WHAT YOU WILL DO
Omit all images. Write out the rest of the material exactly.

DATASET EXTRACT
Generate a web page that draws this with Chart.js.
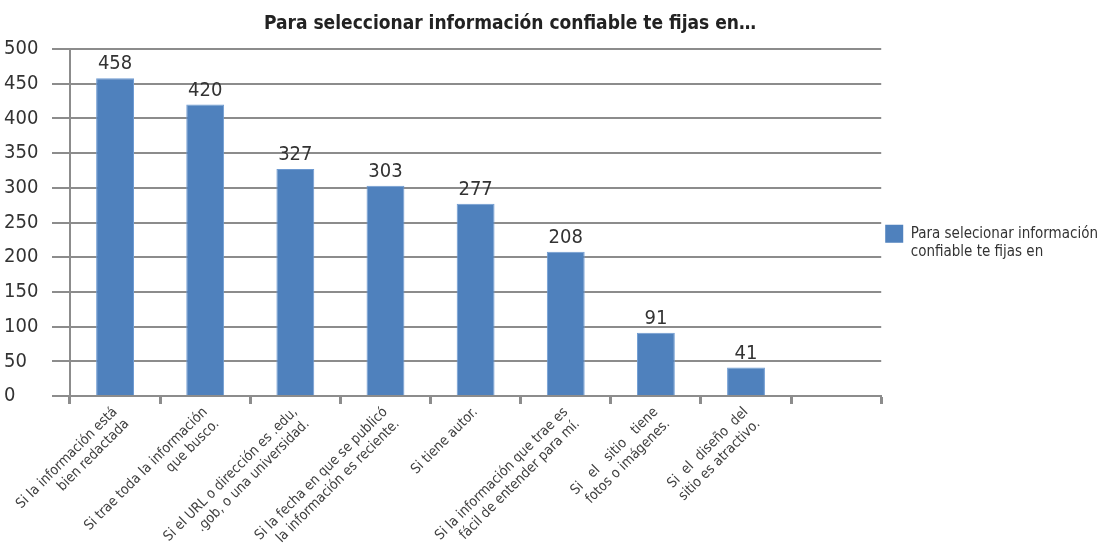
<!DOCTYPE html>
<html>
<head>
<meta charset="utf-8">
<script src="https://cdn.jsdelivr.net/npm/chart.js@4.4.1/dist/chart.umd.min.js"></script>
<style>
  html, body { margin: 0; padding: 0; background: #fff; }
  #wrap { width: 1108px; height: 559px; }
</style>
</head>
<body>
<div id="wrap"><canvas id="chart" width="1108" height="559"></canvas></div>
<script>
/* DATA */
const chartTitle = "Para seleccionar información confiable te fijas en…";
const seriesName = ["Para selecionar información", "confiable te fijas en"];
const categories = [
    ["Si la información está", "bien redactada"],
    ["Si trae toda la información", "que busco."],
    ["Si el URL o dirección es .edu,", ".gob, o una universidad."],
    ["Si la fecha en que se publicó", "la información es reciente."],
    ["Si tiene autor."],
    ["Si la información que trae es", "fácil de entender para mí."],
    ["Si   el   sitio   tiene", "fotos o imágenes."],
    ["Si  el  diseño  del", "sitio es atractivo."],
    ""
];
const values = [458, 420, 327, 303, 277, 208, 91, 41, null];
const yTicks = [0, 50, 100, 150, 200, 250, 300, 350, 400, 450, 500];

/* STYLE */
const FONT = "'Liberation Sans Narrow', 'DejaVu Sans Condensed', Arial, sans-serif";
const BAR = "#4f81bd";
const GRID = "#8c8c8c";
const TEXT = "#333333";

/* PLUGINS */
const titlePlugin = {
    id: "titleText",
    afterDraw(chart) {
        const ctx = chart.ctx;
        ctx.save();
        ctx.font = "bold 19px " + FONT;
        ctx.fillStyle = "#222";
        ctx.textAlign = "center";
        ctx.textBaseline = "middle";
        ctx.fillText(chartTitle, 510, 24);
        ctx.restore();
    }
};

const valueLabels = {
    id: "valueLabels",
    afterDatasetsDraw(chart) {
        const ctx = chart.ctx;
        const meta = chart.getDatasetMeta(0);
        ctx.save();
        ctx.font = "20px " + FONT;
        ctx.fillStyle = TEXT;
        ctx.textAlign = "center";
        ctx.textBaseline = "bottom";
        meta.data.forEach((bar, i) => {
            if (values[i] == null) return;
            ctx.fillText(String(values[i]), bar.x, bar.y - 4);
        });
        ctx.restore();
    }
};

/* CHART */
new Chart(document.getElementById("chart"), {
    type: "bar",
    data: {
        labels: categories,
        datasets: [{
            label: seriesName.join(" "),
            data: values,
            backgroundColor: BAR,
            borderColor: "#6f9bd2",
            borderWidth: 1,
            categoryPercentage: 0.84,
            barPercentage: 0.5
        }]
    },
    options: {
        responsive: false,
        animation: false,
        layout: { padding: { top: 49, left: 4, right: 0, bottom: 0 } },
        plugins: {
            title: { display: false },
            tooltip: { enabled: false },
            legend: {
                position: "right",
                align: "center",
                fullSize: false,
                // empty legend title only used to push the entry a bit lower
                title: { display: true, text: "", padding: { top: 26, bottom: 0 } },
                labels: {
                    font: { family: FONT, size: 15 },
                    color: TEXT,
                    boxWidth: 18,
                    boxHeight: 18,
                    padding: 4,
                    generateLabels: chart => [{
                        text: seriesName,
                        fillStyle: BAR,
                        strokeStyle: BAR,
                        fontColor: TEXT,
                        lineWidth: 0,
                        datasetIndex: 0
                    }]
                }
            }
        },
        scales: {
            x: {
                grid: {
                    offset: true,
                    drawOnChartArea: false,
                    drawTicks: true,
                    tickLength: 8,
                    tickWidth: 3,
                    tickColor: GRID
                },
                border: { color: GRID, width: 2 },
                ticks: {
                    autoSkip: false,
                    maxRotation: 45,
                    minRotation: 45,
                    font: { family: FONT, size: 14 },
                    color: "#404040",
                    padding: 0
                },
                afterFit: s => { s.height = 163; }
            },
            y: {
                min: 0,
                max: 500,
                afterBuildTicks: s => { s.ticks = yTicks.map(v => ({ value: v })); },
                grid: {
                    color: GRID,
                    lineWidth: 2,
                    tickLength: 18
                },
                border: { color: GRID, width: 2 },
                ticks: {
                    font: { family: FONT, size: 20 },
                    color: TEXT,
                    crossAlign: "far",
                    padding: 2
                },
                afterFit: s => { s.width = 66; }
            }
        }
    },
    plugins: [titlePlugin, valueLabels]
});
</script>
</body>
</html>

TASK RESPONSE
Generate a web page that draws this with Chart.js.
<!DOCTYPE html>
<html>
<head>
<meta charset="utf-8">
<script src="https://cdn.jsdelivr.net/npm/chart.js@4.4.1/dist/chart.umd.min.js"></script>
<style>
  html, body { margin: 0; padding: 0; background: #fff; }
  #wrap { width: 1108px; height: 559px; }
</style>
</head>
<body>
<div id="wrap"><canvas id="chart" width="1108" height="559"></canvas></div>
<script>
/* DATA */
const chartTitle = "Para seleccionar información confiable te fijas en…";
const seriesName = ["Para selecionar información", "confiable te fijas en"];
const categories = [
    ["Si la información está", "bien redactada"],
    ["Si trae toda la información", "que busco."],
    ["Si el URL o dirección es .edu,", ".gob, o una universidad."],
    ["Si la fecha en que se publicó", "la información es reciente."],
    ["Si tiene autor."],
    ["Si la información que trae es", "fácil de entender para mí."],
    ["Si   el   sitio   tiene", "fotos o imágenes."],
    ["Si  el  diseño  del", "sitio es atractivo."],
    ""
];
const values = [458, 420, 327, 303, 277, 208, 91, 41, null];
const yTicks = [0, 50, 100, 150, 200, 250, 300, 350, 400, 450, 500];

/* STYLE */
const FONT = "'Liberation Sans Narrow', 'DejaVu Sans Condensed', Arial, sans-serif";
const BAR = "#4f81bd";
const GRID = "#8c8c8c";
const TEXT = "#333333";

/* PLUGINS */
const titlePlugin = {
    id: "titleText",
    afterDraw(chart) {
        const ctx = chart.ctx;
        ctx.save();
        ctx.font = "bold 19px " + FONT;
        ctx.fillStyle = "#222";
        ctx.textAlign = "center";
        ctx.textBaseline = "middle";
        ctx.fillText(chartTitle, 510, 24);
        ctx.restore();
    }
};

const valueLabels = {
    id: "valueLabels",
    afterDatasetsDraw(chart) {
        const ctx = chart.ctx;
        const meta = chart.getDatasetMeta(0);
        ctx.save();
        ctx.font = "20px " + FONT;
        ctx.fillStyle = TEXT;
        ctx.textAlign = "center";
        ctx.textBaseline = "bottom";
        meta.data.forEach((bar, i) => {
            if (values[i] == null) return;
            ctx.fillText(String(values[i]), bar.x, bar.y - 4);
        });
        ctx.restore();
    }
};

/* CHART */
new Chart(document.getElementById("chart"), {
    type: "bar",
    data: {
        labels: categories,
        datasets: [{
            label: seriesName.join(" "),
            data: values,
            backgroundColor: BAR,
            borderColor: "#6f9bd2",
            borderWidth: 1,
            categoryPercentage: 0.84,
            barPercentage: 0.5
        }]
    },
    options: {
        responsive: false,
        animation: false,
        layout: { padding: { top: 49, left: 4, right: 0, bottom: 0 } },
        plugins: {
            title: { display: false },
            tooltip: { enabled: false },
            legend: {
                position: "right",
                align: "center",
                fullSize: false,
                // empty legend title only used to push the entry a bit lower
                title: { display: true, text: "", padding: { top: 26, bottom: 0 } },
                labels: {
                    font: { family: FONT, size: 15 },
                    color: TEXT,
                    boxWidth: 18,
                    boxHeight: 18,
                    padding: 4,
                    generateLabels: chart => [{
                        text: seriesName,
                        fillStyle: BAR,
                        strokeStyle: BAR,
                        fontColor: TEXT,
                        lineWidth: 0,
                        datasetIndex: 0
                    }]
                }
            }
        },
        scales: {
            x: {
                grid: {
                    offset: true,
                    drawOnChartArea: false,
                    drawTicks: true,
                    tickLength: 8,
                    tickWidth: 3,
                    tickColor: GRID
                },
                border: { color: GRID, width: 2 },
                ticks: {
                    autoSkip: false,
                    maxRotation: 45,
                    minRotation: 45,
                    font: { family: FONT, size: 14 },
                    color: "#404040",
                    padding: 0
                },
                afterFit: s => { s.height = 163; }
            },
            y: {
                min: 0,
                max: 500,
                afterBuildTicks: s => { s.ticks = yTicks.map(v => ({ value: v })); },
                grid: {
                    color: GRID,
                    lineWidth: 2,
                    tickLength: 18
                },
                border: { color: GRID, width: 2 },
                ticks: {
                    font: { family: FONT, size: 20 },
                    color: TEXT,
                    crossAlign: "far",
                    padding: 2
                },
                afterFit: s => { s.width = 66; }
            }
        }
    },
    plugins: [titlePlugin, valueLabels]
});
</script>
</body>
</html>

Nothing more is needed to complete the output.